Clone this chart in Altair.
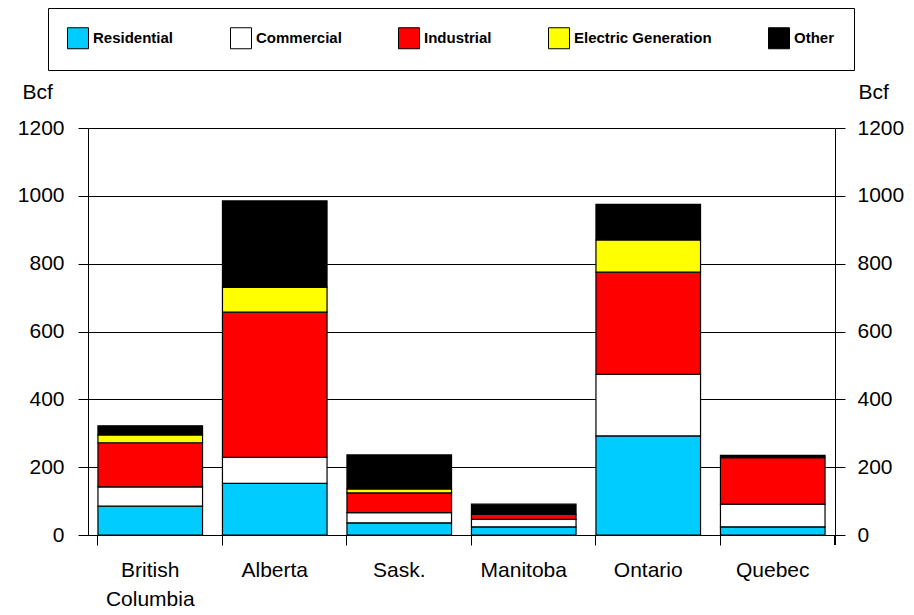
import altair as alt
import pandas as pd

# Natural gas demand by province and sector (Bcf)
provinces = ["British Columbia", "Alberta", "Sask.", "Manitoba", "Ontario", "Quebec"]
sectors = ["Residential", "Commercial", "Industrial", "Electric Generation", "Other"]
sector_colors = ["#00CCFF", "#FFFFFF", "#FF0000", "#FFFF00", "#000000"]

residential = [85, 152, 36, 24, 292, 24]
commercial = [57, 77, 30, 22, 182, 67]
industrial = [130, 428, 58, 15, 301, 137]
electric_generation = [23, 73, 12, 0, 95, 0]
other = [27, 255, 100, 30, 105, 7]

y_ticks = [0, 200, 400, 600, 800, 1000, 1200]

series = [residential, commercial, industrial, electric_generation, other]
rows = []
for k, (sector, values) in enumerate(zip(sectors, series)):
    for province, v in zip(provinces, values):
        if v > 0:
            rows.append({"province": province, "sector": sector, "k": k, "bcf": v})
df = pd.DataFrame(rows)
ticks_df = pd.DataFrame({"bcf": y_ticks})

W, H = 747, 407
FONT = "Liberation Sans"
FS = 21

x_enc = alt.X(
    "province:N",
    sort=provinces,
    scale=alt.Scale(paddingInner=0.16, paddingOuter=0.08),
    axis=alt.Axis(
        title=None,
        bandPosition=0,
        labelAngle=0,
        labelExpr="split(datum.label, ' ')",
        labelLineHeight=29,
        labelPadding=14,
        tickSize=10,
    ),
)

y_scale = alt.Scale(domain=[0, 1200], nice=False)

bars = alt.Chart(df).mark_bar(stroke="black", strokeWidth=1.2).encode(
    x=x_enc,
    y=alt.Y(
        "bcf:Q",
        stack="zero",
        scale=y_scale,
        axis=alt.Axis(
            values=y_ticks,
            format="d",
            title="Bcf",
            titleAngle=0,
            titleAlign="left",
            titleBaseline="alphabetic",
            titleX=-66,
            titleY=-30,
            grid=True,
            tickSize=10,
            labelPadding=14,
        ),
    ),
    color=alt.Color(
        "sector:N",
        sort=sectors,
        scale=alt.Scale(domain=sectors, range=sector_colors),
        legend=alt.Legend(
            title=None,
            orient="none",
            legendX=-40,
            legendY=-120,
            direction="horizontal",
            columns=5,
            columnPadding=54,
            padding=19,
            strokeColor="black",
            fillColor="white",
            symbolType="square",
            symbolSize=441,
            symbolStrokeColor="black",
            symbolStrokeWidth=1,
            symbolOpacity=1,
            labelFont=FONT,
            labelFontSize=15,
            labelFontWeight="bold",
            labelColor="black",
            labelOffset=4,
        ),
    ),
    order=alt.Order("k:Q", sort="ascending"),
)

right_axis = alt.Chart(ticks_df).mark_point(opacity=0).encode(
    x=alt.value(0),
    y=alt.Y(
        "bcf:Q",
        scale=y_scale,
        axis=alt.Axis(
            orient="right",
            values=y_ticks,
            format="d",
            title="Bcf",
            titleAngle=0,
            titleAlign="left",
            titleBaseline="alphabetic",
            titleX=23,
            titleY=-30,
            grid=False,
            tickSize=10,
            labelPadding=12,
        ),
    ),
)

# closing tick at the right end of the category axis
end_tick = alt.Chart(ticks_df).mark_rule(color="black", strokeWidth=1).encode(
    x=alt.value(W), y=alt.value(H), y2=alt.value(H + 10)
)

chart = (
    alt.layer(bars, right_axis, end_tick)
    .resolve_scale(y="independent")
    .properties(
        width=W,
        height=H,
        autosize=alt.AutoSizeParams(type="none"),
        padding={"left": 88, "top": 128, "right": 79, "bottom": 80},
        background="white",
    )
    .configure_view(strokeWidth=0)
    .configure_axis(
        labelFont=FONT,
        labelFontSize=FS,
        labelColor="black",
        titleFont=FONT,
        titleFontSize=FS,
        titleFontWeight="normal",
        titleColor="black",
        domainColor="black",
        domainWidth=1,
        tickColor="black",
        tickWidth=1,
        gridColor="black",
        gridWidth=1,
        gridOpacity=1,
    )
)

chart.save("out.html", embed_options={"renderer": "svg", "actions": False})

# The request:
Quote the full listing above word for word; exclude every picture from the copy.

# Reply:
Clone this chart in Altair.
import altair as alt
import pandas as pd

# Natural gas demand by province and sector (Bcf)
provinces = ["British Columbia", "Alberta", "Sask.", "Manitoba", "Ontario", "Quebec"]
sectors = ["Residential", "Commercial", "Industrial", "Electric Generation", "Other"]
sector_colors = ["#00CCFF", "#FFFFFF", "#FF0000", "#FFFF00", "#000000"]

residential = [85, 152, 36, 24, 292, 24]
commercial = [57, 77, 30, 22, 182, 67]
industrial = [130, 428, 58, 15, 301, 137]
electric_generation = [23, 73, 12, 0, 95, 0]
other = [27, 255, 100, 30, 105, 7]

y_ticks = [0, 200, 400, 600, 800, 1000, 1200]

series = [residential, commercial, industrial, electric_generation, other]
rows = []
for k, (sector, values) in enumerate(zip(sectors, series)):
    for province, v in zip(provinces, values):
        if v > 0:
            rows.append({"province": province, "sector": sector, "k": k, "bcf": v})
df = pd.DataFrame(rows)
ticks_df = pd.DataFrame({"bcf": y_ticks})

W, H = 747, 407
FONT = "Liberation Sans"
FS = 21

x_enc = alt.X(
    "province:N",
    sort=provinces,
    scale=alt.Scale(paddingInner=0.16, paddingOuter=0.08),
    axis=alt.Axis(
        title=None,
        bandPosition=0,
        labelAngle=0,
        labelExpr="split(datum.label, ' ')",
        labelLineHeight=29,
        labelPadding=14,
        tickSize=10,
    ),
)

y_scale = alt.Scale(domain=[0, 1200], nice=False)

bars = alt.Chart(df).mark_bar(stroke="black", strokeWidth=1.2).encode(
    x=x_enc,
    y=alt.Y(
        "bcf:Q",
        stack="zero",
        scale=y_scale,
        axis=alt.Axis(
            values=y_ticks,
            format="d",
            title="Bcf",
            titleAngle=0,
            titleAlign="left",
            titleBaseline="alphabetic",
            titleX=-66,
            titleY=-30,
            grid=True,
            tickSize=10,
            labelPadding=14,
        ),
    ),
    color=alt.Color(
        "sector:N",
        sort=sectors,
        scale=alt.Scale(domain=sectors, range=sector_colors),
        legend=alt.Legend(
            title=None,
            orient="none",
            legendX=-40,
            legendY=-120,
            direction="horizontal",
            columns=5,
            columnPadding=54,
            padding=19,
            strokeColor="black",
            fillColor="white",
            symbolType="square",
            symbolSize=441,
            symbolStrokeColor="black",
            symbolStrokeWidth=1,
            symbolOpacity=1,
            labelFont=FONT,
            labelFontSize=15,
            labelFontWeight="bold",
            labelColor="black",
            labelOffset=4,
        ),
    ),
    order=alt.Order("k:Q", sort="ascending"),
)

right_axis = alt.Chart(ticks_df).mark_point(opacity=0).encode(
    x=alt.value(0),
    y=alt.Y(
        "bcf:Q",
        scale=y_scale,
        axis=alt.Axis(
            orient="right",
            values=y_ticks,
            format="d",
            title="Bcf",
            titleAngle=0,
            titleAlign="left",
            titleBaseline="alphabetic",
            titleX=23,
            titleY=-30,
            grid=False,
            tickSize=10,
            labelPadding=12,
        ),
    ),
)

# closing tick at the right end of the category axis
end_tick = alt.Chart(ticks_df).mark_rule(color="black", strokeWidth=1).encode(
    x=alt.value(W), y=alt.value(H), y2=alt.value(H + 10)
)

chart = (
    alt.layer(bars, right_axis, end_tick)
    .resolve_scale(y="independent")
    .properties(
        width=W,
        height=H,
        autosize=alt.AutoSizeParams(type="none"),
        padding={"left": 88, "top": 128, "right": 79, "bottom": 80},
        background="white",
    )
    .configure_view(strokeWidth=0)
    .configure_axis(
        labelFont=FONT,
        labelFontSize=FS,
        labelColor="black",
        titleFont=FONT,
        titleFontSize=FS,
        titleFontWeight="normal",
        titleColor="black",
        domainColor="black",
        domainWidth=1,
        tickColor="black",
        tickWidth=1,
        gridColor="black",
        gridWidth=1,
        gridOpacity=1,
    )
)

chart.save("out.html", embed_options={"renderer": "svg", "actions": False})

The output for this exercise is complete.